Successful industrial regions tend to merge both — offering incentives linked to training commitments rather than immediate quotas.

Hybrid models might include:

  • phased local hiring targets

  • government-funded skill partnerships

  • shared training centers

  • tax credits for workforce development

  • performance-based compliance timelines

Such frameworks transform mandates into collaboration.

The Youth Perspective

For unemployed graduates and job-seeking youth, the proposal represents hope. Many see it as overdue protection in a labor market increasingly competitive and outward-facing.

But expectations carry risk. If the policy fails to deliver visible employment gains, disappointment could deepen frustration.

Youth policy must produce outcomes, not symbolism.

The credibility of the hiring mandate will ultimately be judged by payroll numbers, not budget speeches.

What Happens Next

The future of the policy likely hinges on consultation.

Industry bodies are expected to negotiate flexibility clauses. Government planners may introduce phased compliance or sector-specific exemptions. Skill initiatives could be accelerated to bridge the gap.

This is a policy still in motion.

The final shape will reveal whether J&K can design an employment framework that satisfies both social equity and economic practicality.

Conclusion: Growth That Includes vs. Growth That Scales

Jammu & Kashmir stands at a familiar crossroads faced by many developing regions: how to ensure growth includes local populations without suffocating the very investment that generates opportunity.

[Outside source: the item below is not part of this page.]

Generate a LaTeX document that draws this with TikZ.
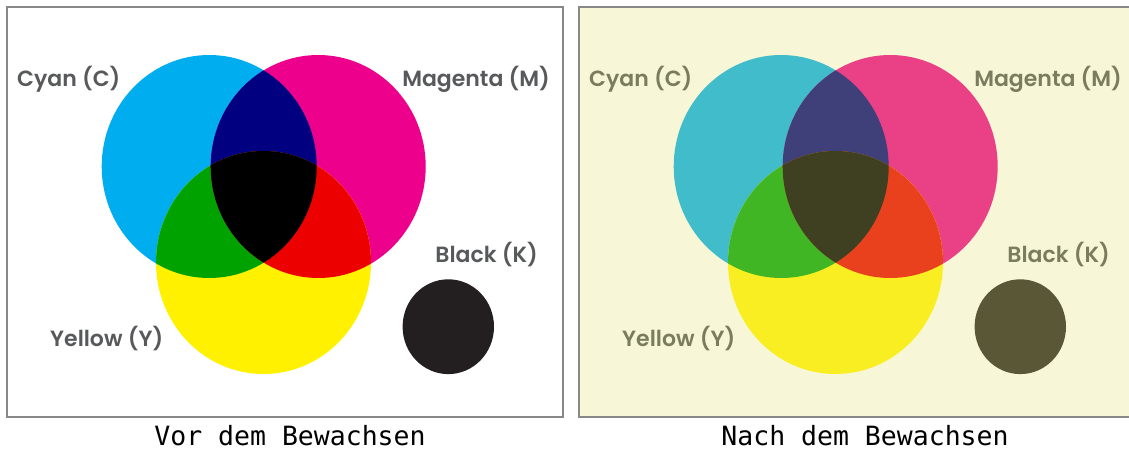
\documentclass[tikz,border=0pt]{standalone}
\usepackage{fontspec}
\newfontfamily\lab{Poppins SemiBold}
\newfontfamily\capfont{DejaVu Sans Mono}
\definecolor{framegray}{HTML}{888888}
% left palette
\definecolor{lC}{HTML}{00AEEF}
\definecolor{lM}{HTML}{EC008C}
\definecolor{lY}{HTML}{FFF100}
\definecolor{lCM}{HTML}{000080}
\definecolor{lCY}{HTML}{00A200}
\definecolor{lMY}{HTML}{EC0000}
\definecolor{lCMY}{HTML}{000000}
\definecolor{lK}{HTML}{231F20}
\definecolor{lT}{HTML}{58595B}
% right palette
\definecolor{rBG}{HTML}{F7F7D7}
\definecolor{rC}{HTML}{40BCCB}
\definecolor{rM}{HTML}{E94086}
\definecolor{rY}{HTML}{F9EE22}
\definecolor{rCM}{HTML}{3F3F7A}
\definecolor{rCY}{HTML}{41B624}
\definecolor{rMY}{HTML}{E9411E}
\definecolor{rCMY}{HTML}{3F3F21}
\definecolor{rK}{HTML}{5A5737}
\definecolor{rT}{HTML}{7B7B5F}
\def\circC{(209.2,166.5) ellipse [x radius=107.5, y radius=111.5]}
\def\circM{(318.2,166.5) ellipse [x radius=107.5, y radius=111.5]}
\def\circY{(263.5,262.5) ellipse [x radius=107.5, y radius=111.5]}
\newcommand{\drawvenn}[8]{%
  \fill[#1] \circC;
  \fill[#2] \circM;
  \fill[#3] \circY;
  \begin{scope}\clip \circC; \fill[#4] \circM; \end{scope}
  \begin{scope}\clip \circC; \fill[#5] \circY; \end{scope}
  \begin{scope}\clip \circM; \fill[#6] \circY; \end{scope}
  \begin{scope}\clip \circC; \clip \circM; \fill[#7] \circY; \end{scope}
  \fill[#8] (448.3,326.7) ellipse [x radius=45.7, y radius=47.4];
}
\begin{document}
\begin{tikzpicture}[x=1pt,y=-1pt,
  lbl/.style={font=\lab\fontsize{22}{22}\selectfont, inner sep=0pt},
  captxt/.style={font=\capfont\fontsize{26.5}{26.5}\selectfont, inner sep=0pt, anchor=base},
  panel/.style={draw=framegray, line width=1.6pt}]
\useasboundingbox (0,0) rectangle (1129,453);
% left panel
\fill[white] (7,7) rectangle (563,417);
\drawvenn{lC}{lM}{lY}{lCM}{lCY}{lMY}{lCMY}{lK}
\draw[panel] (7,7) rectangle (563,417);
\node[lbl, text=lT, anchor=base west] (lc) at (17,86.5) {Cyan (C)};
\node[lbl, text=lT, anchor=base east] (lm) at (550,86.5) {Magenta (M)};
\node[lbl, text=lT, anchor=base east] (lk) at (538,262.5) {Black (K)};
\node[lbl, text=lT, anchor=base west] (ly) at (50,346) {Yellow (Y)};
\node[captxt] (capL) at (290,445) {Vor dem Bewachsen};
% right panel
\fill[rBG] (579,7) rectangle (1135,417);
\begin{scope}[xshift=572pt]
\drawvenn{rC}{rM}{rY}{rCM}{rCY}{rMY}{rCMY}{rK}
\end{scope}
\draw[panel] (579,7) rectangle (1135,417);
\node[lbl, text=rT, anchor=base west] (rc) at (589,86.5) {Cyan (C)};
\node[lbl, text=rT, anchor=base east] (rm) at (1122,86.5) {Magenta (M)};
\node[lbl, text=rT, anchor=base east] (rk) at (1110,262.5) {Black (K)};
\node[lbl, text=rT, anchor=base west] (ry) at (622,346) {Yellow (Y)};
\node[captxt] (capR) at (865,445) {Nach dem Bewachsen};
\end{tikzpicture}
\end{document}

Mandatory hiring is a powerful signal. But signals must evolve into systems.

The success of this policy will depend less on enforcement and more on preparation — whether the state can rapidly equip its workforce to meet the industries it hopes to attract.

If aligned correctly, the hiring mandate could become a bridge between aspiration and employment.

If misaligned, it risks becoming a friction point in an already delicate economic landscape.

The outcome will shape not just investment flows — but the future of a generation waiting to work.